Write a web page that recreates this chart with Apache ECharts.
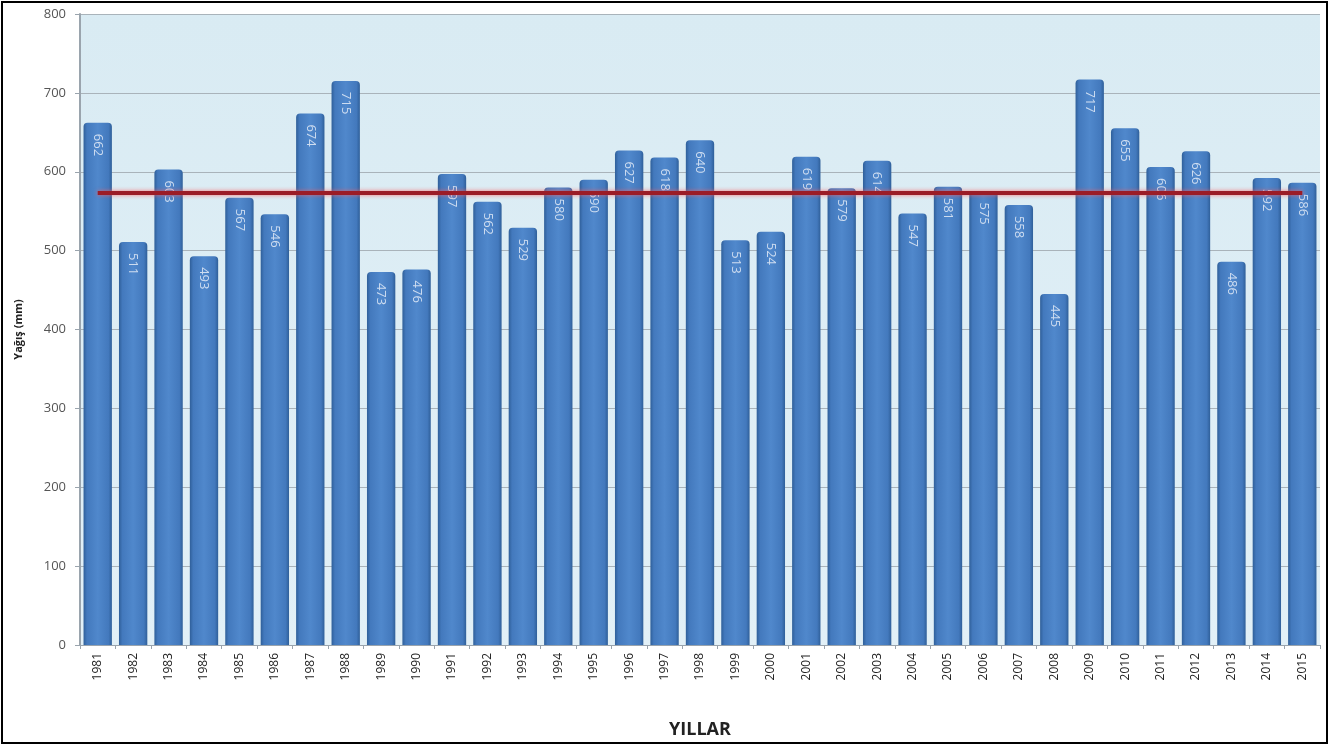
<!DOCTYPE html>
<html>
<head>
<meta charset="utf-8">
<script src="https://cdn.jsdelivr.net/npm/echarts@6/dist/echarts.min.js"></script>
<style>
html,body{margin:0;padding:0;background:#fff;}
#chart{width:1339px;height:747px;}
</style>
</head>
<body>
<div id="chart"></div>
<script>
const years = ['1981','1982','1983','1984','1985','1986','1987','1988','1989','1990','1991','1992','1993','1994','1995','1996','1997','1998','1999','2000','2001','2002','2003','2004','2005','2006','2007','2008','2009','2010','2011','2012','2013','2014','2015'];
const rainfall = [662,511,603,493,567,546,674,715,473,476,597,562,529,580,590,627,618,640,513,524,619,579,614,547,581,575,558,445,717,655,606,626,486,592,586];
const averageRainfall = 574;
const yTicks = [0,100,200,300,400,500,600,700,800];

const chart = echarts.init(document.getElementById('chart'));
chart.setOption({
  animation: false,
  backgroundColor: '#ffffff',
  graphic: [{
    type: 'rect',
    shape: {x: 2, y: 2, width: 1325, height: 741},
    style: {fill: 'none', stroke: '#000', lineWidth: 2},
    z: 100
  }],
  grid: {
    left: 80, right: 19, top: 14, bottom: 102,
    show: true,
    backgroundColor: new echarts.graphic.LinearGradient(0,0,0,1,[
      {offset:0,color:'#d9ebf3'},{offset:1,color:'#e2f0f7'}
    ]),
    borderWidth: 0
  },
  xAxis: {
    type: 'category',
    data: years,
    name: 'YILLAR',
    nameLocation: 'middle',
    nameGap: 76,
    nameTextStyle: {fontFamily: 'Open Sans', fontWeight: 'bold', fontSize: 18, color: '#222'},
    axisLine: {lineStyle: {color: '#9aa4ad', width: 1}},
    axisTick: {show: true, alignWithLabel: false, length: 4, lineStyle: {color: '#9aa4ad'}},
    axisLabel: {rotate: 90, fontFamily: 'Open Sans', fontSize: 12, color: '#222', margin: 8, interval: 0}
  },
  yAxis: {
    type: 'value',
    min: yTicks[0], max: yTicks[yTicks.length-1], interval: 100,
    name: 'Yağış (mm)',
    nameLocation: 'middle',
    nameGap: 56,
    nameRotate: 90,
    nameTextStyle: {fontFamily: 'Open Sans', fontWeight: 'bold', fontSize: 11, color: '#222'},
    axisLine: {show: true, lineStyle: {color: '#9aa4ad', width: 2}},
    axisTick: {show: true, length: 5, lineStyle: {color: '#9aa4ad'}},
    axisLabel: {fontFamily: 'Open Sans', fontSize: 13, color: '#555', margin: 14},
    splitLine: {lineStyle: {color: '#a9b3ba', width: 1}}
  },
  series: [{
    type: 'bar',
    data: rainfall,
    barCategoryGap: '20%',
    itemStyle: {
      color: new echarts.graphic.LinearGradient(0,0,1,0,[
        {offset:0,color:'#2f5f99'},
        {offset:0.12,color:'#4379bd'},
        {offset:0.5,color:'#5088cc'},
        {offset:0.88,color:'#4379bd'},
        {offset:1,color:'#2f5f99'}
      ]),
      borderRadius: [4,4,0,0]
    },
    label: {
      show: true,
      position: 'insideTop',
      distance: 11,
      rotate: -90,
      align: 'left',
      verticalAlign: 'middle',
      color: '#cddcf0',
      fontFamily: 'Open Sans',
      fontSize: 13
    },
    markLine: {
      symbol: 'none',
      silent: true,
      label: {show: false},
      lineStyle: {color: '#9b1c27', width: 4, type: 'solid', shadowColor: 'rgba(255,90,90,0.8)', shadowBlur: 4},
      data: [[{coord: [years[0], averageRainfall]}, {coord: [years[years.length-1], averageRainfall]}]]
    }
  }]
});
</script>
</body>
</html>
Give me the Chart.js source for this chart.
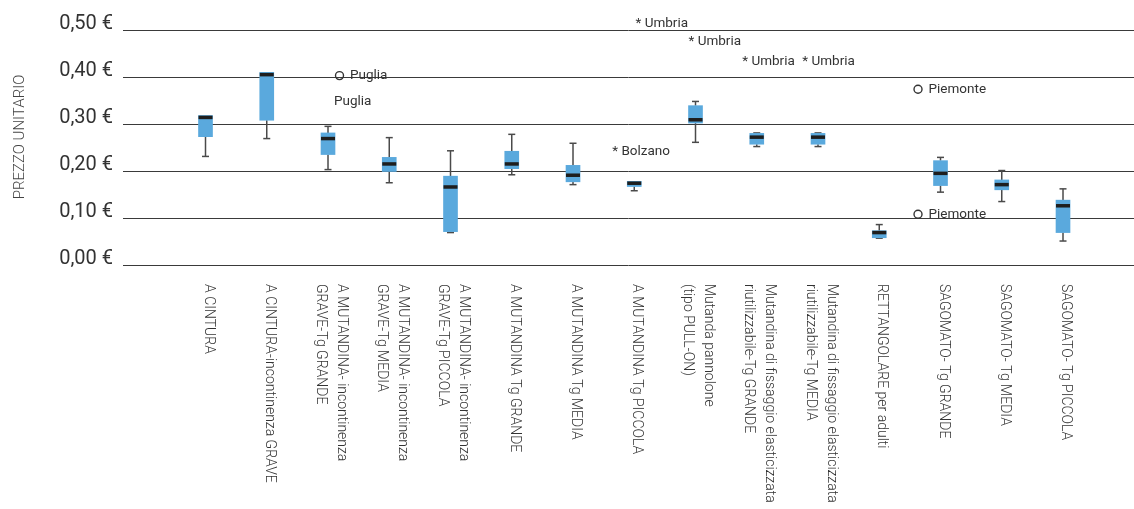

══════

All the lines above are to be given again exactly as they read, with the pictures removed.

Write a web page that recreates this chart with Apache ECharts.
<!DOCTYPE html>
<html>
<head>
<meta charset="utf-8">
<script src="https://cdn.jsdelivr.net/npm/echarts@6/dist/echarts.min.js"></script>
<style>
html,body{margin:0;padding:0;background:#fff;}
#chart{width:1339px;height:747px;}
</style>
</head>
<body>
<div id="chart"></div>
<script>
const years = ['1981','1982','1983','1984','1985','1986','1987','1988','1989','1990','1991','1992','1993','1994','1995','1996','1997','1998','1999','2000','2001','2002','2003','2004','2005','2006','2007','2008','2009','2010','2011','2012','2013','2014','2015'];
const rainfall = [662,511,603,493,567,546,674,715,473,476,597,562,529,580,590,627,618,640,513,524,619,579,614,547,581,575,558,445,717,655,606,626,486,592,586];
const averageRainfall = 574;
const yTicks = [0,100,200,300,400,500,600,700,800];

const chart = echarts.init(document.getElementById('chart'));
chart.setOption({
  animation: false,
  backgroundColor: '#ffffff',
  graphic: [{
    type: 'rect',
    shape: {x: 2, y: 2, width: 1325, height: 741},
    style: {fill: 'none', stroke: '#000', lineWidth: 2},
    z: 100
  }],
  grid: {
    left: 80, right: 19, top: 14, bottom: 102,
    show: true,
    backgroundColor: new echarts.graphic.LinearGradient(0,0,0,1,[
      {offset:0,color:'#d9ebf3'},{offset:1,color:'#e2f0f7'}
    ]),
    borderWidth: 0
  },
  xAxis: {
    type: 'category',
    data: years,
    name: 'YILLAR',
    nameLocation: 'middle',
    nameGap: 76,
    nameTextStyle: {fontFamily: 'Open Sans', fontWeight: 'bold', fontSize: 18, color: '#222'},
    axisLine: {lineStyle: {color: '#9aa4ad', width: 1}},
    axisTick: {show: true, alignWithLabel: false, length: 4, lineStyle: {color: '#9aa4ad'}},
    axisLabel: {rotate: 90, fontFamily: 'Open Sans', fontSize: 12, color: '#222', margin: 8, interval: 0}
  },
  yAxis: {
    type: 'value',
    min: yTicks[0], max: yTicks[yTicks.length-1], interval: 100,
    name: 'Yağış (mm)',
    nameLocation: 'middle',
    nameGap: 56,
    nameRotate: 90,
    nameTextStyle: {fontFamily: 'Open Sans', fontWeight: 'bold', fontSize: 11, color: '#222'},
    axisLine: {show: true, lineStyle: {color: '#9aa4ad', width: 2}},
    axisTick: {show: true, length: 5, lineStyle: {color: '#9aa4ad'}},
    axisLabel: {fontFamily: 'Open Sans', fontSize: 13, color: '#555', margin: 14},
    splitLine: {lineStyle: {color: '#a9b3ba', width: 1}}
  },
  series: [{
    type: 'bar',
    data: rainfall,
    barCategoryGap: '20%',
    itemStyle: {
      color: new echarts.graphic.LinearGradient(0,0,1,0,[
        {offset:0,color:'#2f5f99'},
        {offset:0.12,color:'#4379bd'},
        {offset:0.5,color:'#5088cc'},
        {offset:0.88,color:'#4379bd'},
        {offset:1,color:'#2f5f99'}
      ]),
      borderRadius: [4,4,0,0]
    },
    label: {
      show: true,
      position: 'insideTop',
      distance: 11,
      rotate: -90,
      align: 'left',
      verticalAlign: 'middle',
      color: '#cddcf0',
      fontFamily: 'Open Sans',
      fontSize: 13
    },
    markLine: {
      symbol: 'none',
      silent: true,
      label: {show: false},
      lineStyle: {color: '#9b1c27', width: 4, type: 'solid', shadowColor: 'rgba(255,90,90,0.8)', shadowBlur: 4},
      data: [[{coord: [years[0], averageRainfall]}, {coord: [years[years.length-1], averageRainfall]}]]
    }
  }]
});
</script>
</body>
</html>
Give me the Chart.js source for this chart.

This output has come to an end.